Au début du XXe siècle, Paul Tomasi fait don de nombreux objets de sa collection personnelle, dont “un moulage en plâtre d’une petite statuette de 7 cm de hauteur au musée de Bastia”, poursuit Pascal Tramoni. Partiellement détruit lors des bombardements de la Seconde Guerre mondiale, le musée perd ce moulage en 1943. On apprendra bien plus tard que Paul Tomasi, “ne pouvant acheter la statuette”, a fait faire un moulage de l’objet. Ou plutôt de sa copie, “en témoignent les petites traces retrouvées sur la fausse statuette”. Car c’est bien là que réside tout le mystère de la Vénus de Campo Fiorello.
Une énigme sur plusieurs décennies
En 1930, Edith Southwell-Colucci, fille du vice-consul de Grande-Bretagne à Bastia, publie un article “attestant de la disparition de la statuette”. rappelle l'archeologue“La crème de la crème, les objets les plus rares de sa collection [...] ont été malheureusement dispersés.” Pendant 33 ans, personne ne questionnera les dires de l’Anglaise. Jusqu’à ce que Roger Grosjean, archéologue spécialiste de la préhistoire corse, publie “un bilan des œuvres préhistoriques” en 1963. “À l’intérieur, on apprend que la statuette se trouve au British Museum, à Londres.” Un véritable mystère se crée alors. Comment la statuette a pu se retrouver en Angleterre, elle qui était censée être en Corse ?

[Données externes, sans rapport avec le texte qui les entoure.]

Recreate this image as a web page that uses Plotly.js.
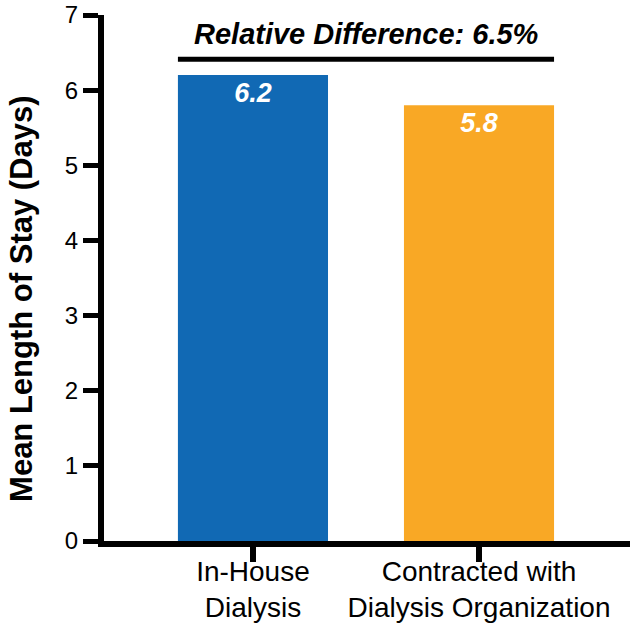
<!DOCTYPE html>
<html>
<head>
<meta charset="utf-8">
<script src="https://cdn.plot.ly/plotly-3.0.1.min.js"></script>
<style>
  html, body { margin: 0; padding: 0; background: #fff; }
  #chart { width: 635px; height: 624px; }
</style>
</head>
<body>
<div id="chart"></div>
<script>
// Mean length of stay by dialysis arrangement
const categories = ["In-House<br>Dialysis", "Contracted with<br>Dialysis Organization"];
const meanStay = [6.2, 5.8];
const barColors = ["#1169b4", "#f9a825"];
const yTicks = [0, 1, 2, 3, 4, 5, 6, 7];
const yTitle = "Mean Length of Stay (Days)";

const FONT = '"Liberation Sans", Arial, Helvetica, sans-serif';
const BAR_WIDTH = 0.664;
const xIdx = categories.map((_, i) => i);

// relative difference between the two means, in percent
const relDiff = ((meanStay[0] - meanStay[1]) / meanStay[0] * 100).toFixed(1);

const trace = {
  type: "bar",
  x: xIdx,
  y: meanStay,
  width: BAR_WIDTH,
  marker: { color: barColors, line: { width: 0 } },
  text: meanStay.map(v => v.toFixed(1)),
  texttemplate: "<i><b>%{text}</b></i>",
  textposition: "inside",
  insidetextanchor: "end",
  constraintext: "none",
  insidetextfont: { family: FONT, size: 27, color: "#ffffff" },
  hoverinfo: "skip"
};

const bracketY = 6.41;
const layout = {
  width: 635,
  height: 624,
  margin: { l: 104, r: 5, t: 15, b: 83 },
  paper_bgcolor: "#ffffff",
  plot_bgcolor: "#ffffff",
  showlegend: false,
  font: { family: FONT, color: "#000000" },
  xaxis: {
    range: [-0.659, 1.668],
    tickmode: "array",
    tickvals: xIdx,
    ticktext: categories,
    tickfont: { family: FONT, size: 28, color: "#000" },
    ticks: "outside",
    ticklen: 15,
    tickwidth: 6,
    tickcolor: "#000",
    ticklabelstandoff: -15,
    showline: true,
    linewidth: 6,
    linecolor: "#000",
    showgrid: false,
    zeroline: false,
    fixedrange: true
  },
  yaxis: {
    range: [0, 7],
    tickmode: "array",
    tickvals: yTicks,
    ticktext: yTicks.map(String),
    tickfont: { family: FONT, size: 24, color: "#000" },
    ticks: "outside",
    ticklen: 15,
    tickwidth: 5,
    tickcolor: "#000",
    ticklabelstandoff: 0,
    showline: true,
    linewidth: 6,
    linecolor: "#000",
    showgrid: false,
    zeroline: false,
    fixedrange: true
  },
  shapes: [{
    type: "line",
    xref: "x", yref: "y",
    x0: 0 - BAR_WIDTH / 2, x1: 1 + BAR_WIDTH / 2,
    y0: bracketY, y1: bracketY,
    line: { color: "#000", width: 5 }
  }],
  annotations: [{
    xref: "x", yref: "y",
    x: 0.5, y: bracketY,
    yanchor: "bottom",
    yshift: 7,
    showarrow: false,
    text: "<b><i>Relative Difference: " + relDiff + "%</i></b>",
    font: { family: FONT, size: 29, color: "#000" }
  }, {
    // vertical axis title
    xref: "paper", yref: "paper",
    x: -0.156, y: 0.462,
    xanchor: "center", yanchor: "middle",
    textangle: -90,
    showarrow: false,
    text: "<b>" + yTitle + "</b>",
    font: { family: FONT, size: 31, color: "#000" }
  }]
};

Plotly.newPlot("chart", [trace], layout, { displayModeBar: false, staticPlot: true });
</script>
</body>
</html>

La réponse est simple selon Pascal Tramoni. “Charles Forsyth Major était tellement fasciné par certaines œuvres qu’il les gardait toujours sur lui. C’était le cas de la statuette”, précise Pascal Tramoni. En 1923, l’archéologue rend visite à sa fille en Bavière. “Il va décéder là-bas, avec ses objets de collection.” L’un de ses fils récupère ces objets, qu’il va vendre aux enchères trois ans plus tard. “Dans les archives de la famille Forsyth Major, on retrouve que deux statuettes ont été vendues : l’une en 1926, achetée par le Cambridge Museum, et l’autre un an plus tard, en 1927, achetée par le British Museum pour 12 livres.”Débute alors un nouveau mystère.
Vraie ou fausse statuette ?
Pascal Tramoni et son équipe se rendent alors compte que même si la statuette n’a jamais été perdue, une autre question reste néanmoins soulevée : pourquoi y a-t-il eu deux achats de statuettes ? “L’intérêt était à présent de savoir s’il s’agissait de deux originales, d’une originale et d’une copie, ou de deux copies.” détaille le chercheur. Pour élucider ce mystère, l’archéologue se plonge alors dans les archives de journaux et écrits publiés par ses prédécesseurs. Il découvre “une note manuscrite de Paul Tomasi, écrite le 28 juillet 1905 et publiée dans l’article de Roger Grosjean”. “À l’intérieur, il écrit qu’une ‘statuette originale ou une copie’ a été offerte au British Museum par Charles Forsyth Major.” Le mystère est presque résolu.
Après des années de recherche, Pascal Tramoni obtient l’autorisation de se rendre dans les musées de Cambridge et de Londres pour étudier de plus près ces statuettes. Sur place, il se rend rapidement compte de l’évidence : “Il y a une originale et une copie.” “On reconnaît l’originale car dans les années 1970, une dizaine de statuettes ont été découvertes en Sardaigne dans des sépultures. Elles datent d’entre 4 800 et 4 600 av. J.-C. Celle-ci est faite avec le même matériau, cette roche qui était présente en Corse et en Sardaigne à l’époque.” Quant à la copie : “Le travail est grossier. Les traits se chevauchent, les surfaces ne sont pas polies, les gravures sont imprécises.” Selon l’archéologue, la copie aurait pu être réalisée par Charles Forsyth Major lui-même, “pour garder l’originale et proposer la copie à des expositions”. La statuette du Cambridge Museum est donc la vraie, Londres hérite quant à elle de la copie. Un élément qui avait déjà été mis en lumière par Gabriel Camps, préhistorien. “Il avait émis l’idée que la statuette du British Museum soit une fausse”, indique Pascal Tramoni.
Aujourd’hui, les deux statuettes trônent fièrement dans leurs musées respectifs. “La fausse est même plus connue que la vraie grâce au musée dans lequel elle se trouve”, s’amuse Pascal Tramoni. En effet, le British Museum accueille pas moins de 6 millions de visiteurs par an. L’archéologue espère quand même voir ces deux statuettes réunies : “Ce serait génial de les exposer côte à côte.”